Miller’s false start on 4th and 1 from the Oregon 37 felt like an early momentum shift. Oregon State has been effective all year in short yardage but shifting from that into a passing down (and an incompletion) put the Beavers behind the curve early and they were unable to make up ground.

Defense

The Beaver defense was unable to get off the field in the first half. The Ducks started the game with drives of 15, 8, 12, and 5 plays, three of which ended with touchdowns and one with a missed field goal. The score was 31-7 by the time OSU forced a punt.

Defensive Line: Joe Golden (60), James Rawls (55), Isaac Hodgins (24)

The interior line held up well enough throughout the game. The Beavers got hands on the Oregon running backs early in the play but struggled to bring them down on that spot.

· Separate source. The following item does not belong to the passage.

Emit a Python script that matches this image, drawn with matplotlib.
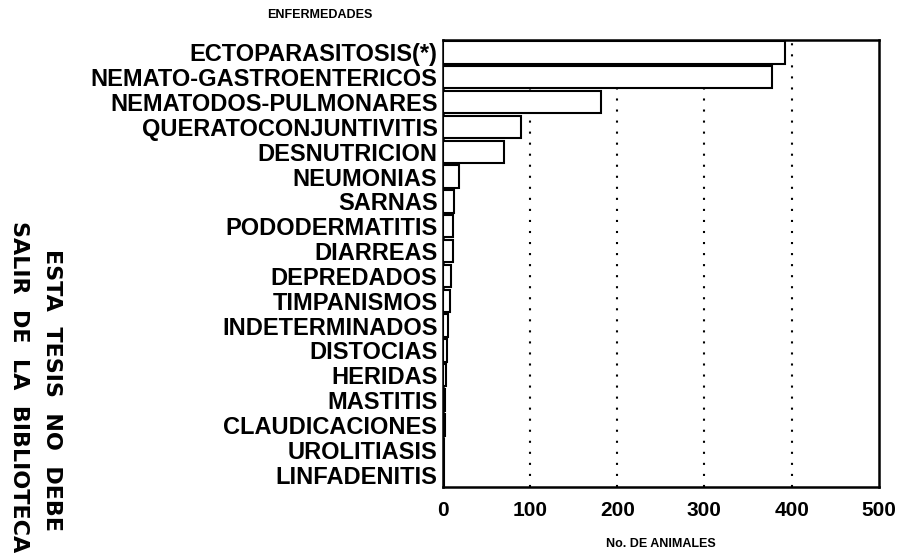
import matplotlib.pyplot as plt

enfermedades = ['ECTOPARASITOSIS(*)', 'NEMATO-GASTROENTERICOS', 'NEMATODOS-PULMONARES',
                'QUERATOCONJUNTIVITIS', 'DESNUTRICION', 'NEUMONIAS', 'SARNAS',
                'PODODERMATITIS', 'DIARREAS', 'DEPREDADOS', 'TIMPANISMOS',
                'INDETERMINADOS', 'DISTOCIAS', 'HERIDAS', 'MASTITIS',
                'CLAUDICACIONES', 'UROLITIASIS', 'LINFADENITIS']
animales = [392, 377, 181, 89, 70, 18, 13, 12, 11, 9, 8, 6, 5, 3, 2, 2, 1, 1]
xticks = [0, 100, 200, 300, 400, 500]

plt.rcParams['font.family'] = ['Liberation Sans', 'DejaVu Sans']

fig = plt.figure(figsize=(9.03, 5.53), dpi=100)
ax = fig.add_axes([0.4906, 0.1193, 0.4825, 0.8084])

pos = list(range(len(enfermedades)))
ax.barh(pos, animales, height=0.9, color='white', edgecolor='black',
        linewidth=1.5, zorder=3)

ax.set_ylim(len(enfermedades) - 0.5, -0.5)
ax.set_xlim(0, 500)
ax.set_yticks(pos)
ax.set_yticklabels(enfermedades, fontsize=17, fontweight='bold')
ax.set_xticks(xticks)
ax.set_xticklabels([str(t) for t in xticks], fontsize=15, fontweight='bold')
ax.tick_params(axis='both', length=0)
ax.tick_params(axis='y', pad=4)
ax.tick_params(axis='x', pad=10)

for t in xticks[1:-1]:
    ax.axvline(t, color='black', linewidth=1.5, linestyle=(0, (1, 4.3)), zorder=1)

for s in ax.spines.values():
    s.set_linewidth(1.8)
    s.set_color('black')

ax.set_xlabel('No. DE ANIMALES', fontsize=9, fontweight='bold', labelpad=13)
fig.text(0.296, 0.973, 'ENFERMEDADES', fontsize=9, fontweight='bold', va='center')

# sello lateral
sello = ['DejaVu Sans Condensed', 'DejaVu Sans']
fig.text(0.058, 0.295, 'ESTA  TESIS  NO  DEBE', rotation=-90, fontsize=16,
         fontweight='bold', family=sello, ha='center', va='center')
fig.text(0.021, 0.30, 'SALIR  DE  LA  BIBLIOTECA', rotation=-90, fontsize=16,
         fontweight='bold', family=sello, ha='center', va='center')

fig.savefig('out.png', dpi=100)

Those extra 3-4 yards per play were the difference between 3rd and long and short yardage plays that the Ducks were easily able to pick up and extend drives.

Edge Rusher: Sione Lolohea (52), John McCartan (41), Andrew Chatfield Jr. (39), Cory Stover (24)

Lolohea has spent more time on the field than any other outside linebacker and was the most productive of a quiet group in this game, collecting 4 of the team’s 11 pressures. Unfortunately for Lolohea and the rest of the defense, Bo Nix was clinical when pressured, completing 5 of 7 passes for 101 yards and a TD.

Linebacker: Easton Mascarenas-Arnold (69), Calvin Hart Jr. (57), Melvin Jordan IV (15), Michael Erhart (2)

As referenced earlier the Beaver’s didn't miss many tackles but struggled to bring down the ballcarrier without allowing an extra 4 yards. The bigger issue for the inside backers was the passing game. Bo Nix was 14 for 17 for 190 yards on short and intermediate throws inside the numbers.

Cornerback: Ryan Cooper Jr. (66), Jermod McCoy (46), Andre Jordan Jr. (41), Jaden Robinson (15), Josiah Johnson (10), Noble Thomas (5)

Tons of credit go out to Jaden Robinson, who started the game and tried to give it a go but couldn't hold up. That left the freshman McCoy and Jordan Jr., along with Cooper Jr. to shoulder the pass coverage responsibilities. They did the best they could, but the off coverage being played to limit explosive throws left plenty of room for Nix and his receivers to pick the coverage apart.

The most backbreaking single play in the game was a 41-yard TD pass with 8 seconds left in the half that flipped the game from a one score affair with the Beavers getting the ball back with a chance to tie, to 21-7. Cooper Jr. was in coverage on the play and missed the tackle to keep Franklin in-bounds and limit the Ducks to a field goal.

Safety: Kitan Oladapo (69), Jack Kane (68)

Akili Arnold was unable to go for this game, which put Kane in a full-time role. He missed two tackles but was otherwise effective and frequently in the middle of the action. Much of what was said about the corners can be said about the safeties as well. Each of the safeties had a pass breakup (McCoy was responsible for the only other put together by OSU), but otherwise allowed 6 catches on 7 targets.